If you’re looking to create an easy to maintain vegetable patch or flower bed, then creating a raised garden bed is a great solution. Across a few videos, we created a step by step guide on how to build an oak sleeper wall. In this blog, we'll take you through some top tips so you feel confident to build your own oak sleeper raised beds. Not only is it practical, it gives a great rustic look to your garden, as well as creating separation if you have a large garden area in need of dividing up.

#1: Fail to prepare, prepare to fail

It's all in the preparation! I've got some temporary shuttering holding back the patio sub base that will be removed once the sleepers are in.

#2: Anchoring the bottom sleepers

The concrete needed to be a fairly wet mix as it needed to anchor the bottom sleepers with some cage screws and bolts - that is just a way of anchoring the bottom ones down without using a bed of concrete which would tend to trap water.

#3: Stainless steel fixings

I used stainless steel fixings which is really important with this type of wood. Oak will chew its way through rebar or regular steel so the high-quality stainless steel is the only thing that will resist the oak.

#4: Focus on the end finish

As the top course of sleepers is going be very visible and quite highly finished I chose the best sleepers for the top, and then the ones with slightly more natural edges I used on the lower courses.
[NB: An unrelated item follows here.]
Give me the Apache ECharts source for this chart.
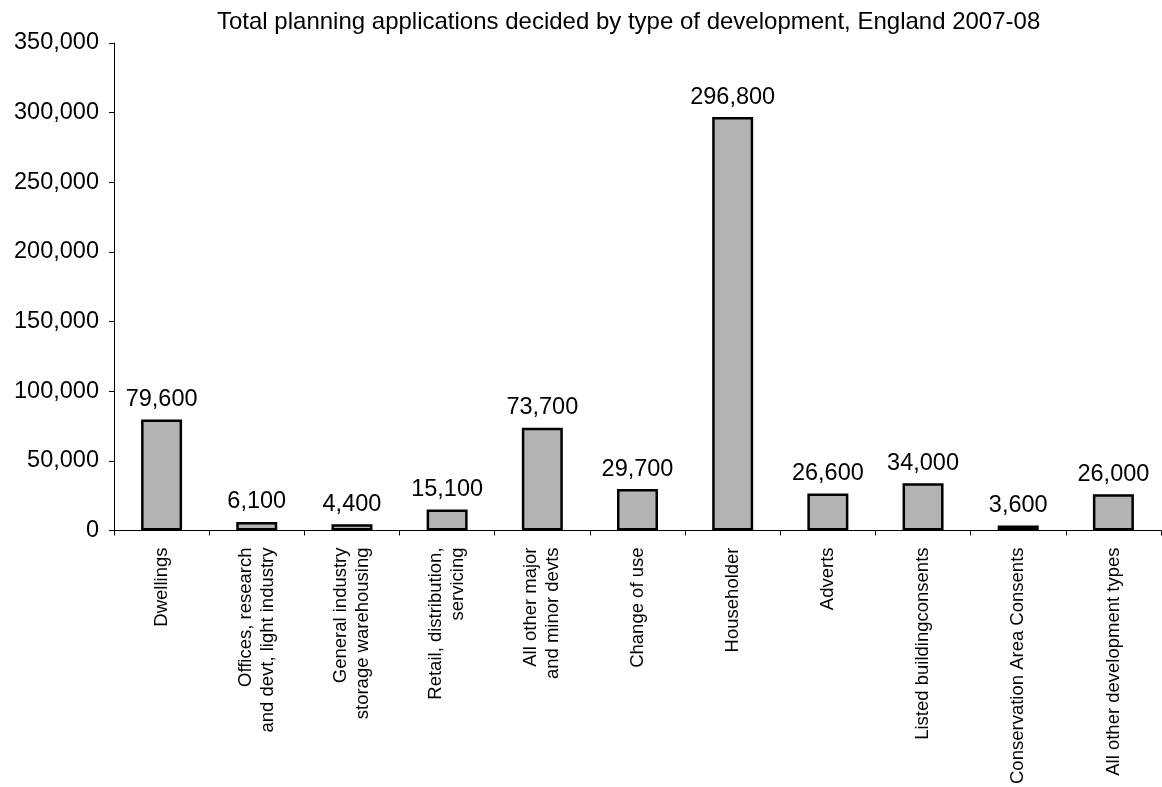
<!DOCTYPE html>
<html>
<head>
<meta charset="utf-8">
<script src="https://cdn.jsdelivr.net/npm/echarts@6/dist/echarts.min.js"></script>
<style>
  html, body { margin: 0; padding: 0; background: #fff; overflow: hidden; }
  #chart { width: 1162px; height: 787px; }
</style>
</head>
<body>
<div id="chart"></div>
<script>
// Planning applications decided, England 2007-08, by development type
const categories = [
  'Dwellings',
  'Offices, research\nand devt, light industry',
  'General industry\nstorage warehousing',
  'Retail, distribution,\nservicing',
  'All other major\nand minor devts',
  'Change of use',
  'Householder',
  'Adverts',
  'Listed buildingconsents',
  'Conservation Area Consents',
  'All other development types'
];
const applications = [79600, 6100, 4400, 15100, 73700, 29700, 296800, 26600, 34000, 3600, 26000];
const yTicks = { min: 0, max: 350000, interval: 50000 };

const fontFamily = '"Liberation Sans", Arial, sans-serif';
const withCommas = v => String(v).replace(/\B(?=(\d{3})+(?!\d))/g, ',');

const chart = echarts.init(document.getElementById('chart'), null, { renderer: 'canvas' });
chart.setOption({
  animation: false,
  backgroundColor: '#ffffff',
  title: {
    text: 'Total planning applications decided by type of development, England 2007-08',
    left: 212,
    top: 5,
    textStyle: { fontFamily, fontSize: 24, fontWeight: 'normal', color: '#000' }
  },
  grid: { left: 114, right: 1, top: 43, bottom: 252, containLabel: false },
  xAxis: {
    type: 'category',
    data: categories,
    axisLine: { lineStyle: { color: '#000', width: 1 } },
    axisTick: { show: true, alignWithLabel: false, length: 5, inside: false, lineStyle: { color: '#000' } },
    axisLabel: {
      interval: 0,
      rotate: 90,
      margin: 17,
      fontFamily,
      fontSize: 18.5,
      lineHeight: 22,
      color: '#000'
    }
  },
  yAxis: {
    type: 'value',
    min: yTicks.min,
    max: yTicks.max,
    interval: yTicks.interval,
    splitLine: { show: false },
    axisLine: { show: true, lineStyle: { color: '#000', width: 1 } },
    axisTick: { show: true, length: 5, lineStyle: { color: '#000' } },
    axisLabel: {
      margin: 15,
      fontFamily,
      fontSize: 23.5,
      color: '#000',
      formatter: v => withCommas(v)
    }
  },
  series: [{
    type: 'bar',
    data: applications,
    barWidth: 41,
    itemStyle: { color: '#b3b3b3', borderColor: '#000', borderWidth: 2.5 },
    label: {
      show: true,
      position: 'top',
      distance: 8,
      fontFamily,
      fontSize: 23.5,
      color: '#000',
      formatter: p => withCommas(p.value)
    }
  }]
});
</script>
</body>
</html>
I wasn’t going for a really rustic look, so I wanted to make these as nice and tight as possible. I planed any of the rough parts so that they sat nice and tight together. The oak will naturally shrink, but I wanted to reduce the chance of gaps by starting flush on all the joints. This way, they should shrink much more evenly and not open up too much of a gap.

#5: Lay your sleepers like brickwork for rigidity

I ended up going for sleepers high at the tall end. I crossed them over like brickwork, alternating courses, and that really adds strength if you can put a right angle corner in your retaining wall or a sleeper wall, that will give you rigidity. I worked to get these really tight to start with, and once it's in it's a much smarter way of doing it rather than leaving big gaps in between.